[Stored items from a collection]

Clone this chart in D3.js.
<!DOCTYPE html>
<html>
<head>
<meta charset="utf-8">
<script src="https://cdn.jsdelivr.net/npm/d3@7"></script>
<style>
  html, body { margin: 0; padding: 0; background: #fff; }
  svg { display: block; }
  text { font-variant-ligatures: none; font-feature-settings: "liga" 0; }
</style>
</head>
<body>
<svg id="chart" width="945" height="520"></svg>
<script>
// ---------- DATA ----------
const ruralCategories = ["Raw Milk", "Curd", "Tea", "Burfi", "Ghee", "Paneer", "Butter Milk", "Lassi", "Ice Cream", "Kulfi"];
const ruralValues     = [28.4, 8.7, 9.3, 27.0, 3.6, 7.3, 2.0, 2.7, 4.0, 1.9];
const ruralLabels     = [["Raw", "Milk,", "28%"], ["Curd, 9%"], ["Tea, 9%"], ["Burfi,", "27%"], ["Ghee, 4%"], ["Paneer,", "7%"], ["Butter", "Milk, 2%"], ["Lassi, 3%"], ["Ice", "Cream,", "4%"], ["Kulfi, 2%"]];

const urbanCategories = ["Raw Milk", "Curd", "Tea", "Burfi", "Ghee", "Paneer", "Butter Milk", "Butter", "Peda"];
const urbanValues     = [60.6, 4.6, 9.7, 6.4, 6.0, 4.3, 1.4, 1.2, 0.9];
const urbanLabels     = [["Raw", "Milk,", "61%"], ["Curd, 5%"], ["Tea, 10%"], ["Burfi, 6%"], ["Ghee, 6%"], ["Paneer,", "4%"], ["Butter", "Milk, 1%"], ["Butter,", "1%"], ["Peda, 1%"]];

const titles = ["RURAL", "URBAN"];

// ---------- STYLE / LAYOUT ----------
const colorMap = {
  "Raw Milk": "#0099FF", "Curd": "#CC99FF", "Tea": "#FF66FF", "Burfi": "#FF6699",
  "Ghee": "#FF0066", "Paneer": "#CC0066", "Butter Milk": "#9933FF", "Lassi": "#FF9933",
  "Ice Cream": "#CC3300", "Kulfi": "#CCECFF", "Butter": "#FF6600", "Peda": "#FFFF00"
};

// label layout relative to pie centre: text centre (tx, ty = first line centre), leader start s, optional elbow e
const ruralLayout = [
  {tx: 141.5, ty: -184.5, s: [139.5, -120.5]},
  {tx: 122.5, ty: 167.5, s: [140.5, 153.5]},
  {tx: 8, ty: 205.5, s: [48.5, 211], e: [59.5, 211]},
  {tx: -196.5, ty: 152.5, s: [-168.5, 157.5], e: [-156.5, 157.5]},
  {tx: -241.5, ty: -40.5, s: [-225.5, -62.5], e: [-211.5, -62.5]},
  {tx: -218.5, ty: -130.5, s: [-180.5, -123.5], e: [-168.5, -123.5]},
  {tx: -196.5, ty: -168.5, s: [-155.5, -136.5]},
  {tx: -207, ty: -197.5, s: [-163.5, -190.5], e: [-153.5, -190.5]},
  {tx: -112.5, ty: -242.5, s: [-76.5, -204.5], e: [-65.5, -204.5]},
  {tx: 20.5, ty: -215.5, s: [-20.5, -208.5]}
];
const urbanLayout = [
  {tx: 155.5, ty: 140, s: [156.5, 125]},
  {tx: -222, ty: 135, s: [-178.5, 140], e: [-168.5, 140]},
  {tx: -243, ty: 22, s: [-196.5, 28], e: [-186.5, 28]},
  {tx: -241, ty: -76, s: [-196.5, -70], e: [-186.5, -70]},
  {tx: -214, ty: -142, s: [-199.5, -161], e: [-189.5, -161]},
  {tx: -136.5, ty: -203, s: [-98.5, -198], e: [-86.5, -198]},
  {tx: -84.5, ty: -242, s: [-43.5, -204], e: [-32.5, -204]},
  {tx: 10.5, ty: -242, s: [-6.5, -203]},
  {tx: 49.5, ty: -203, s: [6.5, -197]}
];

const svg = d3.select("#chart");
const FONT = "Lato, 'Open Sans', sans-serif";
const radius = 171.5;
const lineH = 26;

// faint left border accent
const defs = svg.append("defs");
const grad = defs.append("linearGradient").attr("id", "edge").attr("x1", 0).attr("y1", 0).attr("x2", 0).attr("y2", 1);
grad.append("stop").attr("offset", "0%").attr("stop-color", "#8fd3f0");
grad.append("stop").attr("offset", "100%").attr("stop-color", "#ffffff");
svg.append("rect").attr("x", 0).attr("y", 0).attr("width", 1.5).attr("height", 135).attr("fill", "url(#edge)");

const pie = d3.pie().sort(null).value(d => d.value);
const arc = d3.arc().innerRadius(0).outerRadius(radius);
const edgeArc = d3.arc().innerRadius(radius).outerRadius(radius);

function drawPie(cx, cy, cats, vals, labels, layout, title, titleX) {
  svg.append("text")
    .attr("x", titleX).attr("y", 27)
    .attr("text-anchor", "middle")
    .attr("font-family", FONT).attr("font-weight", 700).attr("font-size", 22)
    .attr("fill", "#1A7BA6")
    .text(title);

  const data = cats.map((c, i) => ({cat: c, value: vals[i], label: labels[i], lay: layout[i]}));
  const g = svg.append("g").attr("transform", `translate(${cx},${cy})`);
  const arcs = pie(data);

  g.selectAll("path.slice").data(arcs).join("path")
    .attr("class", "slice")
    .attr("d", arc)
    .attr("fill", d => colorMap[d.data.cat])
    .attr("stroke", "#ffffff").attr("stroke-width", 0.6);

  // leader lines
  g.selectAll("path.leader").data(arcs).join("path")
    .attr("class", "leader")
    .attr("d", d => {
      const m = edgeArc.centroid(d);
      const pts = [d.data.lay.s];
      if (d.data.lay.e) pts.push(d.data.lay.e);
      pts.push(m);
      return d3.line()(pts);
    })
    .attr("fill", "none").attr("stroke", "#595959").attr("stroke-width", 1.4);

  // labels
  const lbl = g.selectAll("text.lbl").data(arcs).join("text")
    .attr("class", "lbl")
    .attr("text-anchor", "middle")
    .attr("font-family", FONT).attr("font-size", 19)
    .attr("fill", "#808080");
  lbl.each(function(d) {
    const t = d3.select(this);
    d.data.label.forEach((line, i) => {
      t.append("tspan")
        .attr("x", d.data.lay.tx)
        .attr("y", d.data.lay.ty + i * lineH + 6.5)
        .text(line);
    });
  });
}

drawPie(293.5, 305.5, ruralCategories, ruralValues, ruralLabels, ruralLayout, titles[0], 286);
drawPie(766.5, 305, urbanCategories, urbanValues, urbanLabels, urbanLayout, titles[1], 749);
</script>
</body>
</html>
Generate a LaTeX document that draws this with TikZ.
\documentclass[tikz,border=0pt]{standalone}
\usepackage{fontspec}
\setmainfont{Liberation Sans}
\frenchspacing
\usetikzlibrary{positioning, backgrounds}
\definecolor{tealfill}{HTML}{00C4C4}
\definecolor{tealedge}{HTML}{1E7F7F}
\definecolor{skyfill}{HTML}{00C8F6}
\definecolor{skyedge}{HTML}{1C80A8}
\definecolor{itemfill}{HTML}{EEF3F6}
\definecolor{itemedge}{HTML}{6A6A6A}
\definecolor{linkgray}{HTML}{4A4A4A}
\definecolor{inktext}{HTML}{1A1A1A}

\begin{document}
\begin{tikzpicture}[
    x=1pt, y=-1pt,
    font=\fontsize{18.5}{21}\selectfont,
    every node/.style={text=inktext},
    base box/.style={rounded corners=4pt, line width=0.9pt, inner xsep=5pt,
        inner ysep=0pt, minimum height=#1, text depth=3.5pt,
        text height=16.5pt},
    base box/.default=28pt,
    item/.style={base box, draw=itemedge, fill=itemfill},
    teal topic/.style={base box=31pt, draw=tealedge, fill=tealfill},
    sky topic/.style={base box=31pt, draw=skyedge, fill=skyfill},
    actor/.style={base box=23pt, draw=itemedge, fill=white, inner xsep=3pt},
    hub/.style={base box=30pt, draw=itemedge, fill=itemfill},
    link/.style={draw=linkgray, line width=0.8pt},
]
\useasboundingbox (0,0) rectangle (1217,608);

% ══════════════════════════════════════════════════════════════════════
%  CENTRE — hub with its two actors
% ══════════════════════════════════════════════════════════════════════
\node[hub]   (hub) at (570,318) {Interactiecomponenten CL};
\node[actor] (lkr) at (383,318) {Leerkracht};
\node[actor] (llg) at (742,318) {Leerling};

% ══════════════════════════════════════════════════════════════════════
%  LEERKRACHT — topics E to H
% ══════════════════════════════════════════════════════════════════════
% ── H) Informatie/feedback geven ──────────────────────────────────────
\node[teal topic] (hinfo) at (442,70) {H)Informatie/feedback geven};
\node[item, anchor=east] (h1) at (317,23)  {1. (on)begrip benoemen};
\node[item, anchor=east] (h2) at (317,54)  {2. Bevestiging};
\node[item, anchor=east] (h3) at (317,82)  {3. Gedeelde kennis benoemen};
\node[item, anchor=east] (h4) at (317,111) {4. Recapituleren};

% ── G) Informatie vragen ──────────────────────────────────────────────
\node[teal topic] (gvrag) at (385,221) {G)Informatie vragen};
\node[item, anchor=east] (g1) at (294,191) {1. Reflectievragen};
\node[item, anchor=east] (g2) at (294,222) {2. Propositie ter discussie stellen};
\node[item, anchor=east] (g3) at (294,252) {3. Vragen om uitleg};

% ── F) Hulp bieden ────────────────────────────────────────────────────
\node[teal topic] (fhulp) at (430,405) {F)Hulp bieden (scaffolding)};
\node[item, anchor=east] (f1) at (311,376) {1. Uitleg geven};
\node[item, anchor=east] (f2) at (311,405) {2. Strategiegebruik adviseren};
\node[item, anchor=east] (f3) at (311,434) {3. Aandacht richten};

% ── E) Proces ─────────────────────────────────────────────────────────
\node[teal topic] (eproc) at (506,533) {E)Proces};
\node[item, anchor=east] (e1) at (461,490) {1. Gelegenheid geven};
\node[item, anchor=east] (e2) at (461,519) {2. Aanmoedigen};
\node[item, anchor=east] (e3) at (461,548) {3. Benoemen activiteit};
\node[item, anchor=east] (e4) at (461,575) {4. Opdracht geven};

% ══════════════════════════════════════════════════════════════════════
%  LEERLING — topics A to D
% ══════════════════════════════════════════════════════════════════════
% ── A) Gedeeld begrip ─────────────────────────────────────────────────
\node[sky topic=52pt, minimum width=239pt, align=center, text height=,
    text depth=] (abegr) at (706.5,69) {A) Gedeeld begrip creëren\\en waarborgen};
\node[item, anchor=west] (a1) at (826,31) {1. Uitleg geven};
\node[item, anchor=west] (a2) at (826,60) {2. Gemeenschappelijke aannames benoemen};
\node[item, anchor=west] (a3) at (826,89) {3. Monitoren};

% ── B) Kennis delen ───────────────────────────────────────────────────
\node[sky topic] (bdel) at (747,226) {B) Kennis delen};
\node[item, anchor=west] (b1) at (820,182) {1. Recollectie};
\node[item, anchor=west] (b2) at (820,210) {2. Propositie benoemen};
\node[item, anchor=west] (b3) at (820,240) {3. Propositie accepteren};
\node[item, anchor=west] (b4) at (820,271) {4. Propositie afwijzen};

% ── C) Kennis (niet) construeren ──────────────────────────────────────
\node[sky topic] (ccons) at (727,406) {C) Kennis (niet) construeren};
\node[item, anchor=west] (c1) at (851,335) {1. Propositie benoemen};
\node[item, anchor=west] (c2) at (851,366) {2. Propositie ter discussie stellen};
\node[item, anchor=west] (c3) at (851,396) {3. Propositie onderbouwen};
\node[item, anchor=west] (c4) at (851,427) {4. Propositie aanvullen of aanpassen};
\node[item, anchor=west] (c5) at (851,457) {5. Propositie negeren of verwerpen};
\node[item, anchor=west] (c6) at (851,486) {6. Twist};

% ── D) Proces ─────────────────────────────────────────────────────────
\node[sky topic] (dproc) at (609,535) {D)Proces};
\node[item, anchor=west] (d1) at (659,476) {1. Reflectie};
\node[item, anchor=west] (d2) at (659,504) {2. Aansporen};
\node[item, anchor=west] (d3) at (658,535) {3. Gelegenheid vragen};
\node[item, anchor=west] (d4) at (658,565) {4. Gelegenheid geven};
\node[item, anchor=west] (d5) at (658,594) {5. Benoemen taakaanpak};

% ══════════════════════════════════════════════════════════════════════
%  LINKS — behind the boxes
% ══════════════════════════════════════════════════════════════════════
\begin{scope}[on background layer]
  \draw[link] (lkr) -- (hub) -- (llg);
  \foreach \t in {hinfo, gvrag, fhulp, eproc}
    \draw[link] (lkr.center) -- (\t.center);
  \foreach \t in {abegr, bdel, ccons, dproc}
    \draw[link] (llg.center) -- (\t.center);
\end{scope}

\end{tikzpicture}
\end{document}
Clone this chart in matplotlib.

> **Work instructions**
Exactly and only the lines from the line with "Generate a LaTeX" to the line with "(llg) at (742,318)", both included, are to be printed.

> **Solution to this exercise**
Generate a LaTeX document that draws this with TikZ.
\documentclass[tikz,border=0pt]{standalone}
\usepackage{fontspec}
\setmainfont{Liberation Sans}
\frenchspacing
\usetikzlibrary{positioning, backgrounds}
\definecolor{tealfill}{HTML}{00C4C4}
\definecolor{tealedge}{HTML}{1E7F7F}
\definecolor{skyfill}{HTML}{00C8F6}
\definecolor{skyedge}{HTML}{1C80A8}
\definecolor{itemfill}{HTML}{EEF3F6}
\definecolor{itemedge}{HTML}{6A6A6A}
\definecolor{linkgray}{HTML}{4A4A4A}
\definecolor{inktext}{HTML}{1A1A1A}

\begin{document}
\begin{tikzpicture}[
    x=1pt, y=-1pt,
    font=\fontsize{18.5}{21}\selectfont,
    every node/.style={text=inktext},
    base box/.style={rounded corners=4pt, line width=0.9pt, inner xsep=5pt,
        inner ysep=0pt, minimum height=#1, text depth=3.5pt,
        text height=16.5pt},
    base box/.default=28pt,
    item/.style={base box, draw=itemedge, fill=itemfill},
    teal topic/.style={base box=31pt, draw=tealedge, fill=tealfill},
    sky topic/.style={base box=31pt, draw=skyedge, fill=skyfill},
    actor/.style={base box=23pt, draw=itemedge, fill=white, inner xsep=3pt},
    hub/.style={base box=30pt, draw=itemedge, fill=itemfill},
    link/.style={draw=linkgray, line width=0.8pt},
]
\useasboundingbox (0,0) rectangle (1217,608);

% ══════════════════════════════════════════════════════════════════════
%  CENTRE — hub with its two actors
% ══════════════════════════════════════════════════════════════════════
\node[hub]   (hub) at (570,318) {Interactiecomponenten CL};
\node[actor] (lkr) at (383,318) {Leerkracht};
\node[actor] (llg) at (742,318) {Leerling};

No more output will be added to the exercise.